Jessica Butler is a coordinator with Heal the Hood MKE, which is hosting the resource fair on Saturday. The Milwaukee Office of Community Wellness and Safety, Milwaukee County Department of Health and Human Services and Neu-Life Community Development, a nonprofit with educational and recreational opportunities for the community, will all be at the event.
“We want to be able to jump-start the summertime in Milwaukee on a very positive and peaceful note,” Butler said.
Butler said the resource fair will also include free haircuts, live music from local artists and a youth DJ.
“It acts as an opportunity to connect the residents in the community to resources and then also provides the opportunity to offer healing through community interaction,” Butler said.
“Just as police have their roles, so do the folks who work directly in the community everyday. So we all are part or a larger ecosystem and we need all parts of the ecosystem to work together in our respective lanes to make sure that Milwaukee is safe,” she added.
Milwaukee Mayor Cavalier Johnson wasn’t available for an interview, but spoke about Peace Week with WISN-12 Monday afternoon.
“It’s important, I think, in this community that we really focus in on, not just peace, but also unifying our city,” Johnson said during the interview.
The city started the Milwaukee Peace Week initiative last year with a neighborhood walk, gun violence summit, faith-based panel discussion, resource fair and a wristband giveaway for school children who participated in other events throughout the city during the summer.
The week of events comes ahead of the summer months — a time when violence often increases across the city. It also comes weeks before school lets out for many children across Milwaukee.
Johnson said Milwaukee is “resource rich” and there are several opportunities for kids during the summer.

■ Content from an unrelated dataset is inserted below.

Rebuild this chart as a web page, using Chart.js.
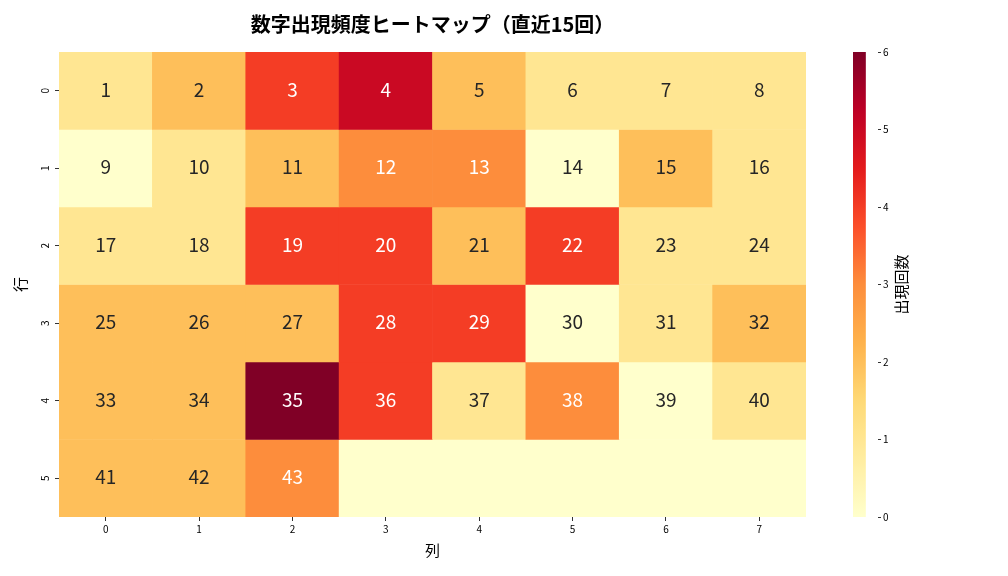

“Peace Week is going to be the bridge to help young people in this community and their families to understand that those things exist so we can have a safe and peaceful summer for everyone,” Johnson said.
Homicides are down 25 percent this year compared to last year, and 55 percent compared to two years ago, according to data from the Milwaukee Police Department. Nonfatal shootings are also down, which is something Milwaukee leaders have attributed to community outreach and partnerships they say are working to help lower the rate of gun violence in the city.

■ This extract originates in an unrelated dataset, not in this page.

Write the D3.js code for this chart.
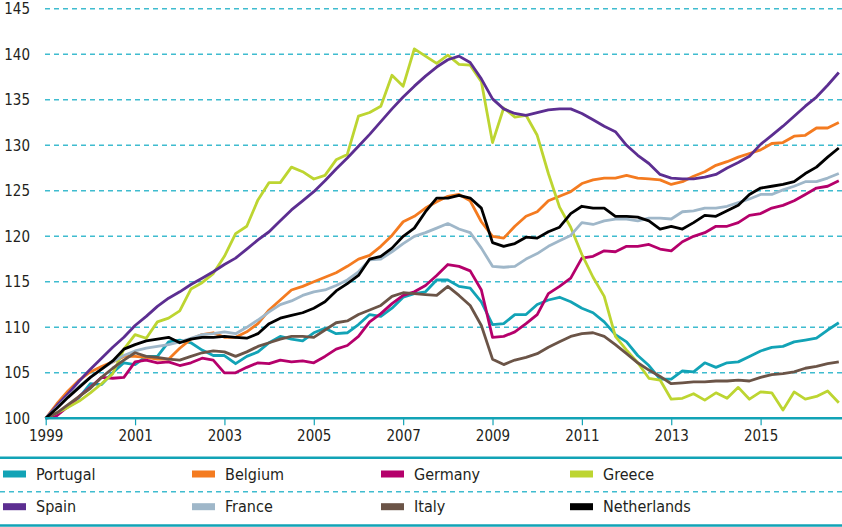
<!DOCTYPE html>
<html>
<head>
<meta charset="utf-8">
<script src="https://cdn.jsdelivr.net/npm/d3@7"></script>
<style>
  body { margin: 0; background: #fff; }
  svg { display: block; font-family: "DejaVu Sans Condensed", "Liberation Sans Narrow", sans-serif; }
</style>
</head>
<body>
<div id="chart"></div>
<script>
// quarterly index, 1999 Q1 = 100
const startYear = 1999;
const tickYears = [1999, 2001, 2003, 2005, 2007, 2009, 2011, 2013, 2015];
const yTicks = [100, 105, 110, 115, 120, 125, 130, 135, 140, 145];

const portugal = [100, 100.5, 101.3, 102.3, 103.8, 103.7, 105.0, 106.1, 105.9, 106.8, 106.8, 108.4, 108.6, 108.3, 107.5, 106.9,
  106.9, 106.0, 106.8, 107.3, 108.3, 109.0, 108.7, 108.5, 109.4, 109.9, 109.3, 109.4, 110.3, 111.4, 111.2, 112.1,
  113.3, 113.7, 113.9, 115.2, 115.2, 114.5, 114.3, 112.8, 110.3, 110.4, 111.4, 111.4, 112.5, 113.0, 113.3, 112.8,
  112.1, 111.6, 110.6, 109.2, 108.4, 106.9, 105.8, 104.3, 104.3, 105.2, 105.1, 106.1, 105.6, 106.1, 106.2, 106.8,
  107.4, 107.8, 107.9, 108.4, 108.6, 108.8, 109.7, 110.5];
const belgium = [100, 101.6, 103.0, 104.2, 105.1, 105.7, 106.2, 106.8, 106.8, 106.7, 106.5, 106.5, 107.7, 108.7, 109.2, 109.4,
  108.9, 108.9, 109.5, 110.4, 111.9, 113.0, 114.1, 114.5, 115.0, 115.5, 116.0, 116.7, 117.5, 117.9, 118.9, 120.1,
  121.6, 122.2, 123.1, 123.8, 124.4, 124.6, 123.9, 121.6, 120.0, 119.8, 121.1, 122.2, 122.7, 123.9, 124.4, 124.9,
  125.8, 126.2, 126.4, 126.4, 126.7, 126.4, 126.3, 126.2, 125.7, 126.0, 126.6, 127.1, 127.8, 128.2, 128.7, 129.1,
  129.5, 130.2, 130.3, 131.0, 131.1, 131.9, 131.9, 132.5];
const germany = [100, 100.3, 101.3, 102.4, 103.4, 104.5, 104.4, 104.5, 106.2, 106.4, 106.1, 106.2, 105.8, 106.1, 106.6, 106.4,
  105.0, 105.0, 105.6, 106.1, 106.0, 106.4, 106.2, 106.3, 106.1, 106.8, 107.6, 108.0, 109.0, 110.6, 111.5, 112.6,
  113.5, 113.9, 114.6, 115.7, 116.9, 116.7, 116.2, 114.1, 108.9, 109.0, 109.5, 110.4, 111.4, 113.7, 114.5, 115.4,
  117.6, 117.8, 118.4, 118.3, 118.9, 118.9, 119.1, 118.6, 118.4, 119.4, 120.0, 120.4, 121.1, 121.1, 121.5, 122.3,
  122.5, 123.1, 123.4, 123.9, 124.6, 125.3, 125.5, 126.1];
const greece = [100, 100.6, 101.2, 101.9, 102.8, 103.8, 104.9, 107.6, 109.2, 108.8, 110.6, 111.0, 111.8, 114.2, 114.9, 115.9,
  117.8, 120.3, 121.1, 124.0, 125.9, 125.9, 127.6, 127.1, 126.3, 126.7, 128.4, 129.0, 133.2, 133.6, 134.3, 137.7,
  136.5, 140.6, 139.8, 139.0, 139.9, 138.9, 138.8, 137.0, 130.3, 134.1, 133.1, 133.3, 131.1, 126.9, 123.2, 121.0,
  118.0, 115.5, 113.4, 109.0, 107.5, 106.1, 104.4, 104.2, 102.1, 102.2, 102.7, 102.0, 102.8, 102.2, 103.4, 102.1,
  102.9, 102.8, 100.9, 102.9, 102.1, 102.4, 103.0, 101.7];
const spain = [100, 101.4, 102.7, 104.1, 105.4, 106.6, 107.8, 108.9, 110.2, 111.2, 112.3, 113.2, 113.9, 114.7, 115.4, 116.1,
  116.9, 117.6, 118.6, 119.6, 120.5, 121.7, 122.9, 123.9, 124.9, 126.1, 127.4, 128.6, 129.9, 131.2, 132.6, 134.0,
  135.3, 136.5, 137.6, 138.6, 139.4, 139.8, 139.1, 137.3, 135.1, 134.0, 133.5, 133.3, 133.6, 133.9, 134.0, 134.0,
  133.5, 132.8, 132.1, 131.5, 130.0, 128.9, 128.0, 126.8, 126.4, 126.3, 126.3, 126.5, 126.8, 127.5, 128.1, 128.8,
  130.1, 131.1, 132.1, 133.2, 134.3, 135.3, 136.6, 138.0];
const france = [100, 101.2, 102.4, 103.5, 104.5, 105.4, 106.2, 106.9, 107.4, 107.7, 107.9, 108.1, 108.4, 108.8, 109.2, 109.3,
  109.5, 109.3, 110.0, 110.8, 111.7, 112.5, 112.9, 113.5, 113.9, 114.1, 114.6, 115.2, 116.1, 117.4, 117.5, 118.3,
  119.2, 120.0, 120.4, 120.9, 121.4, 120.8, 120.4, 118.7, 116.7, 116.6, 116.7, 117.5, 118.1, 118.9, 119.5, 120.1,
  121.5, 121.3, 121.7, 121.9, 121.9, 121.7, 122.0, 122.0, 121.9, 122.7, 122.8, 123.1, 123.1, 123.3, 123.7, 124.1,
  124.6, 124.6, 125.1, 125.5, 126.0, 126.0, 126.4, 126.9];
const italy = [100, 100.6, 101.5, 102.4, 103.3, 104.5, 105.5, 106.4, 107.2, 106.8, 106.7, 106.5, 106.4, 106.8, 107.2, 107.4,
  107.3, 106.8, 107.3, 107.9, 108.3, 108.7, 109.0, 109.0, 108.9, 109.7, 110.5, 110.7, 111.4, 111.9, 112.4, 113.4,
  113.8, 113.7, 113.6, 113.5, 114.5, 113.5, 112.4, 110.2, 106.5, 105.9, 106.4, 106.7, 107.1, 107.8, 108.4, 109.0,
  109.3, 109.4, 109.0, 108.1, 107.1, 106.1, 105.3, 104.6, 103.8, 103.9, 104.0, 104.0, 104.1, 104.1, 104.2, 104.1,
  104.5, 104.8, 104.9, 105.1, 105.5, 105.7, 106.0, 106.2];
const netherlands = [100, 101.1, 102.3, 103.4, 104.5, 105.4, 106.3, 107.6, 108.1, 108.5, 108.7, 108.9, 108.3, 108.7, 108.9, 108.9,
  109.0, 108.9, 108.8, 109.3, 110.4, 111.0, 111.3, 111.6, 112.1, 112.8, 114.0, 114.8, 115.7, 117.5, 117.8, 118.7,
  120.0, 120.9, 122.7, 124.2, 124.2, 124.5, 124.2, 123.1, 119.3, 118.9, 119.2, 119.9, 119.8, 120.5, 121.0, 122.5,
  123.3, 123.1, 123.1, 122.2, 122.2, 122.1, 121.7, 120.8, 121.1, 120.8, 121.5, 122.3, 122.2, 122.8, 123.4, 124.6,
  125.3, 125.5, 125.7, 126.0, 126.9, 127.6, 128.7, 129.7];

const series = [
  { name: "Portugal", color: "#12a3b6", values: portugal },
  { name: "Belgium", color: "#f47b20", values: belgium },
  { name: "Germany", color: "#b5006b", values: germany },
  { name: "Greece", color: "#bdd531", values: greece },
  { name: "Spain", color: "#5c2e91", values: spain },
  { name: "France", color: "#9fb7c9", values: france },
  { name: "Italy", color: "#6b5447", values: italy },
  { name: "Netherlands", color: "#000000", values: netherlands },
];

const width = 842, height = 527;
const teal = "#12a3b6", gridColor = "#3fbccf", textColor = "#231f20";

const svg = d3.select("#chart").append("svg")
  .attr("width", width)
  .attr("height", height);

const x = d3.scaleLinear().domain([1999, 2016.75]).range([45.7, 838.8]);
const y = d3.scaleLinear().domain([100, 145]).range([418.3, 8.8]);

// dashed grid lines
svg.append("g")
  .selectAll("line")
  .data(yTicks.filter((d) => d > 100))
  .enter()
  .append("line")
  .attr("x1", 45)
  .attr("x2", width)
  .attr("y1", (d) => y(d))
  .attr("y2", (d) => y(d))
  .attr("stroke", gridColor)
  .attr("stroke-width", 1.5)
  .attr("stroke-dasharray", "5,4");

// y labels
svg.append("g")
  .selectAll("text")
  .data(yTicks)
  .enter()
  .append("text")
  .attr("x", 30)
  .attr("y", (d) => y(d))
  .attr("dy", "0.35em")
  .attr("text-anchor", "end")
  .attr("font-size", 15)
  .attr("fill", textColor)
  .text((d) => d);

// lines
const line = d3.line()
  .x((d, i) => x(startYear + i / 4))
  .y((d) => y(d));

svg.append("g")
  .selectAll("path")
  .data(series)
  .enter()
  .append("path")
  .attr("fill", "none")
  .attr("stroke", (d) => d.color)
  .attr("stroke-width", 2.8)
  .attr("stroke-linejoin", "round")
  .attr("d", (d) => line(d.values));

// x axis
const xAxis = svg.append("g").attr("transform", "translate(0," + y(100) + ")");
xAxis.call(
  d3.axisBottom(x)
    .tickValues(tickYears)
    .tickFormat(d3.format("d"))
    .tickSize(7)
    .tickPadding(5)
);
xAxis.select(".domain").remove();
xAxis.selectAll(".tick line").attr("stroke", teal).attr("stroke-width", 1.2);
xAxis.selectAll(".tick text")
  .attr("font-size", 15)
  .attr("font-family", "DejaVu Sans Condensed, Liberation Sans Narrow, sans-serif")
  .attr("fill", textColor);
xAxis.append("line")
  .attr("x1", 45)
  .attr("x2", width)
  .attr("stroke", teal)
  .attr("stroke-width", 2.5);

// legend
const legend = svg.append("g");
legend.append("line").attr("x1", 0).attr("x2", width).attr("y1", 457.7).attr("y2", 457.7)
  .attr("stroke", teal).attr("stroke-width", 2.5);
legend.append("line").attr("x1", 0).attr("x2", width).attr("y1", 491.7).attr("y2", 491.7)
  .attr("stroke", gridColor).attr("stroke-width", 1.5).attr("stroke-dasharray", "5,4");
legend.append("line").attr("x1", 0).attr("x2", width).attr("y1", 525.5).attr("y2", 525.5)
  .attr("stroke", teal).attr("stroke-width", 2.5);

const item = legend.selectAll(".item")
  .data(series)
  .enter()
  .append("g")
  .attr("class", "item")
  .attr("transform", (d, i) => "translate(" + (3 + (i % 4) * 189) + "," + (i < 4 ? 474 : 506.7) + ")");

item.append("rect")
  .attr("x", 0)
  .attr("y", -3.5)
  .attr("width", 23)
  .attr("height", 7)
  .attr("fill", (d) => d.color);

item.append("text")
  .attr("x", 33)
  .attr("dy", "0.35em")
  .attr("font-size", 16)
  .attr("fill", textColor)
  .text((d) => d.name);
</script>
</body>
</html>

Even so, studies have shown violent crime often increases when the temperature rises in the summer. A 2022 study also found there’s a higher risk of violent shootings in hotter weather. Last summer, several children were shot in Milwaukee over the course of a few weeks in July and August.

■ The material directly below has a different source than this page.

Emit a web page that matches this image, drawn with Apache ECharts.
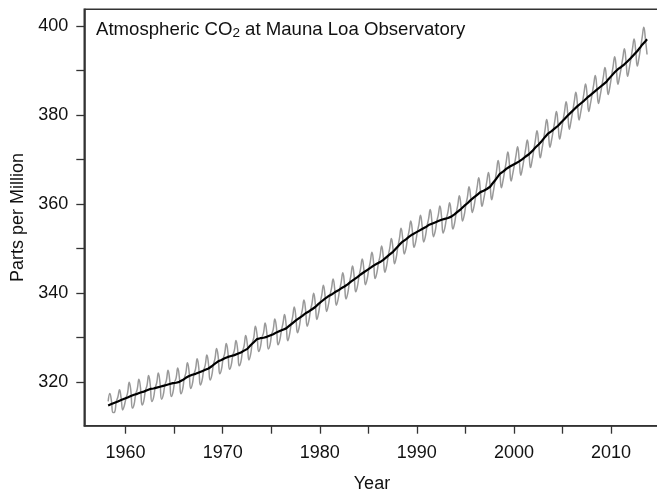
<!DOCTYPE html>
<html><head><meta charset="utf-8">
<script src="https://cdn.jsdelivr.net/npm/echarts@6/dist/echarts.min.js"></script>
<style>html,body{margin:0;padding:0;background:#fff}#c{width:657px;height:491px}</style>
</head><body><div id="c"></div>
<script>
// Samples every 2 months starting March 1958 (Mar, May, Jul, Sep, Nov, Jan, ...)
const firstYear = 1958;
const firstMonth = 3;
const monthStep = 2;

// Monthly-mean CO2 (ppm), sampled bimonthly
const co2Monthly = [
  315.7, 317.5, 315.9, 313.2, 313.3,
  315.6, 316.7, 318.3, 316.5, 313.8, 314.8,
  316.4, 317.6, 320.0, 318.2, 314.2, 315.0,
  317.3, 318.5, 320.7, 318.7, 314.9, 315.8,
  318.1, 319.3, 321.5, 319.5, 315.7, 316.5,
  318.7, 319.9, 322.1, 320.0, 316.2, 317.1,
  319.3, 320.5, 322.7, 320.6, 316.8, 317.7,
  319.9, 321.0, 323.2, 321.1, 317.4, 318.4,
  320.8, 322.1, 324.4, 322.4, 318.6, 319.6,
  321.8, 323.0, 325.3, 323.2, 319.4, 320.4,
  322.6, 323.9, 326.1, 324.1, 320.5, 321.5,
  323.9, 325.3, 327.6, 325.7, 321.9, 322.9,
  325.2, 326.5, 328.7, 326.7, 322.9, 323.8,
  326.0, 327.2, 329.4, 327.4, 323.7, 324.6,
  326.9, 328.2, 330.5, 328.5, 325.0, 326.2,
  328.7, 330.1, 332.6, 330.7, 326.9, 327.8,
  330.0, 331.1, 333.3, 331.2, 327.5, 328.4,
  330.7, 331.9, 334.2, 332.2, 328.4, 329.4,
  331.5, 333.2, 335.2, 332.8, 329.3, 330.6,
  332.9, 334.7, 336.9, 334.6, 331.1, 332.3,
  334.6, 336.3, 338.5, 336.2, 332.6, 333.8,
  336.1, 337.8, 340.0, 337.6, 334.1, 335.5,
  337.8, 339.6, 341.8, 339.5, 335.9, 337.2,
  339.4, 341.1, 343.2, 340.9, 337.3, 338.5,
  340.7, 342.5, 344.6, 342.2, 338.7, 339.9,
  342.2, 344.0, 346.1, 343.8, 340.3, 341.5,
  343.8, 345.6, 347.7, 345.4, 341.9, 343.1,
  345.3, 347.1, 349.2, 346.9, 343.3, 344.5,
  346.7, 348.4, 350.6, 348.2, 344.7, 346.0,
  348.3, 350.1, 352.3, 350.0, 346.6, 348.0,
  350.4, 352.3, 354.6, 352.3, 348.8, 350.0,
  352.3, 354.1, 356.2, 353.9, 350.3, 351.5,
  353.7, 355.4, 357.5, 355.1, 351.5, 352.7,
  355.0, 356.7, 358.8, 356.3, 352.7, 353.8,
  356.0, 357.6, 359.6, 357.2, 353.5, 354.6,
  356.7, 358.3, 360.3, 357.9, 354.4, 355.6,
  357.9, 359.7, 361.9, 359.6, 356.2, 357.5,
  359.8, 361.6, 363.9, 361.6, 358.1, 359.4,
  361.6, 363.8, 365.9, 363.1, 359.5, 361.0,
  363.0, 365.1, 367.1, 364.3, 361.0, 362.8,
  365.1, 367.5, 369.8, 367.2, 363.7, 365.3,
  367.4, 369.6, 371.7, 368.8, 365.2, 366.8,
  368.8, 370.9, 372.9, 370.0, 366.5, 368.1,
  370.2, 372.4, 374.4, 371.6, 368.2, 369.9,
  372.1, 374.4, 376.5, 373.8, 370.4, 372.2,
  374.4, 376.8, 379.0, 376.3, 372.8, 374.4,
  376.5, 378.7, 380.8, 378.0, 374.6, 376.4,
  378.6, 380.8, 383.0, 380.3, 376.8, 378.6,
  380.7, 383.0, 385.1, 382.4, 378.9, 380.6,
  382.7, 384.9, 387.0, 384.3, 380.8, 382.5,
  384.6, 386.8, 388.9, 386.1, 382.6, 384.3,
  386.4, 388.6, 390.7, 387.9, 384.6, 386.3,
  388.6, 390.9, 393.1, 390.4, 386.9, 388.6,
  390.6, 392.8, 394.9, 392.1, 388.7, 390.5,
  392.6, 394.9, 397.1, 394.4, 391.0, 392.8,
  395.1, 397.5, 399.7, 397.0, 393.6
];

// Seasonally adjusted trend (ppm), same sample times
const co2Trend = [
  314.8, 315.0, 315.1, 315.3, 315.4,
  315.6, 315.7, 315.9, 316.0, 316.2, 316.3,
  316.5, 316.6, 316.8, 316.9, 317.1, 317.2,
  317.3, 317.4, 317.5, 317.7, 317.8, 317.9,
  318.1, 318.2, 318.3, 318.5, 318.6, 318.6,
  318.7, 318.8, 318.9, 319.0, 319.1, 319.2,
  319.3, 319.4, 319.5, 319.6, 319.7, 319.8,
  319.9, 319.9, 320.0, 320.1, 320.3, 320.5,
  320.8, 321.0, 321.2, 321.4, 321.5, 321.7,
  321.8, 321.9, 322.1, 322.2, 322.3, 322.5,
  322.6, 322.8, 322.9, 323.1, 323.4, 323.6,
  323.9, 324.2, 324.4, 324.7, 324.8, 325.0,
  325.2, 325.4, 325.5, 325.7, 325.8, 325.9,
  326.0, 326.1, 326.2, 326.4, 326.6, 326.7,
  326.9, 327.1, 327.3, 327.5, 327.9, 328.3,
  328.7, 329.0, 329.4, 329.7, 329.8, 329.9,
  330.0, 330.0, 330.1, 330.2, 330.4, 330.5,
  330.7, 330.8, 331.0, 331.2, 331.3, 331.5,
  331.6, 331.8, 331.9, 332.1, 332.4, 332.7,
  333.0, 333.3, 333.6, 333.9, 334.2, 334.4,
  334.7, 334.9, 335.2, 335.5, 335.7, 335.9,
  336.2, 336.4, 336.7, 336.9, 337.2, 337.6,
  337.9, 338.2, 338.5, 338.8, 339.0, 339.3,
  339.5, 339.7, 339.9, 340.2, 340.4, 340.6,
  340.8, 341.1, 341.3, 341.5, 341.8, 342.0,
  342.3, 342.6, 342.8, 343.1, 343.4, 343.6,
  343.9, 344.2, 344.4, 344.7, 345.0, 345.2,
  345.4, 345.7, 345.9, 346.2, 346.4, 346.6,
  346.8, 347.0, 347.3, 347.5, 347.8, 348.1,
  348.4, 348.7, 349.0, 349.3, 349.7, 350.1,
  350.5, 350.9, 351.3, 351.6, 351.9, 352.1,
  352.4, 352.7, 352.9, 353.2, 353.4, 353.6,
  353.8, 354.0, 354.2, 354.4, 354.6, 354.8,
  355.1, 355.3, 355.5, 355.6, 355.8, 355.9,
  356.1, 356.2, 356.3, 356.5, 356.6, 356.7,
  356.8, 356.9, 357.0, 357.2, 357.5, 357.7,
  358.0, 358.3, 358.6, 358.9, 359.3, 359.6,
  359.9, 360.2, 360.6, 360.9, 361.2, 361.5,
  361.8, 362.1, 362.4, 362.7, 362.9, 363.0,
  363.2, 363.4, 363.6, 363.9, 364.4, 364.8,
  365.3, 365.8, 366.3, 366.8, 367.1, 367.3,
  367.6, 367.9, 368.2, 368.4, 368.6, 368.8,
  369.0, 369.2, 369.4, 369.6, 369.9, 370.1,
  370.4, 370.7, 370.9, 371.2, 371.6, 371.9,
  372.3, 372.7, 373.0, 373.4, 373.8, 374.2,
  374.6, 375.1, 375.5, 375.9, 376.2, 376.4,
  376.7, 377.0, 377.3, 377.6, 378.0, 378.4,
  378.8, 379.1, 379.5, 379.9, 380.2, 380.6,
  380.9, 381.3, 381.6, 382.0, 382.3, 382.6,
  382.9, 383.2, 383.5, 383.9, 384.2, 384.5,
  384.8, 385.1, 385.4, 385.7, 386.0, 386.3,
  386.6, 386.9, 387.2, 387.5, 388.0, 388.3,
  388.8, 389.2, 389.6, 390.0, 390.3, 390.6,
  390.8, 391.1, 391.4, 391.7, 392.1, 392.5,
  392.8, 393.2, 393.6, 394.0, 394.4, 394.8,
  395.3, 395.8, 396.2, 396.6, 397.0
];

const xTicks = [1960, 1965, 1970, 1975, 1980, 1985, 1990, 1995, 2000, 2005, 2010];
const xLabels = [1960, 1970, 1980, 1990, 2000, 2010];
const yTicks = [320, 330, 340, 350, 360, 370, 380, 390, 400];
const yLabels = [320, 340, 360, 380, 400];
const titleParts = ['Atmospheric CO', '2', ' at Mauna Loa Observatory'];
const xName = 'Year';
const yName = 'Parts per Million';

function toPairs(vals) {
  return vals.map(function (v, i) {
    const m = firstMonth - 1 + i * monthStep;
    return [firstYear + (m + 0.5) / 12, v];
  });
}

const font = '"Liberation Sans", Arial, Helvetica, sans-serif';
const txt = '#111';
const axisCol = '#333';

const chart = echarts.init(document.getElementById('c'), null, { renderer: 'canvas' });
chart.setOption({
  animation: false,
  backgroundColor: '#fff',
  title: {
    text: '{a|' + titleParts[0] + '}{s|' + titleParts[1] + '}{a|' + titleParts[2] + '}',
    left: 96, top: 19, padding: 0,
    textStyle: {
      fontWeight: 'normal',
      rich: {
        a: { fontSize: 18.6, fontFamily: font, fontWeight: 'normal', color: txt, lineHeight: 21 },
        s: { fontSize: 13.5, fontFamily: font, fontWeight: 'normal', color: txt, lineHeight: 13, verticalAlign: 'bottom' }
      }
    }
  },
  grid: { left: 84.3, top: 9.3, width: 575.3, height: 416.4, show: true, borderColor: axisCol, borderWidth: 1.6, outerBoundsMode: 'none', containLabel: false },
  xAxis: {
    type: 'value', min: 1955.75, max: 2015.0,
    name: xName, nameLocation: 'middle', nameGap: 49,
    nameTextStyle: { fontSize: 18, fontFamily: font, color: txt },
    axisLine: { show: true, onZero: false, lineStyle: { color: axisCol, width: 1.6 } },
    axisTick: { show: true, length: 8, customValues: xTicks, lineStyle: { color: axisCol, width: 1.3 } },
    axisLabel: { customValues: xLabels, margin: 18, fontSize: 18, fontFamily: font, color: txt, formatter: function (v) { return String(v); } },
    splitLine: { show: false }
  },
  yAxis: {
    type: 'value', min: 310.25, max: 403.75,
    name: yName, nameLocation: 'middle', nameGap: 57, nameRotate: 90,
    nameTextStyle: { fontSize: 18, fontFamily: font, color: txt },
    axisLine: { show: true, onZero: false, lineStyle: { color: axisCol, width: 1.6 } },
    axisTick: { show: true, length: 8, customValues: yTicks, lineStyle: { color: axisCol, width: 1.3 } },
    axisLabel: { customValues: yLabels, margin: 16, fontSize: 18, fontFamily: font, color: txt, formatter: function (v) { return String(v); } },
    splitLine: { show: false }
  },
  series: [
    { type: 'line', data: toPairs(co2Monthly), symbol: 'none', smooth: 0.5, lineStyle: { color: '#999', width: 1.5 }, z: 2 },
    { type: 'line', data: toPairs(co2Trend), symbol: 'none', lineStyle: { color: '#000', width: 2.2 }, z: 3 }
  ]
});
</script>
</body></html>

City leaders have been working to get the city’s youth off the streets and into programming and events during the summer months for years. Last year, that included the Safer City MKE initiative, where children were able to go on camping trips, tours of the city, take art classes and participate in a mental health boot camp.
The city also had a program run by the Milwaukee Recreation Department to keep children off the streets from 5:30 p.m. to 9 p.m. five days a week during the summer.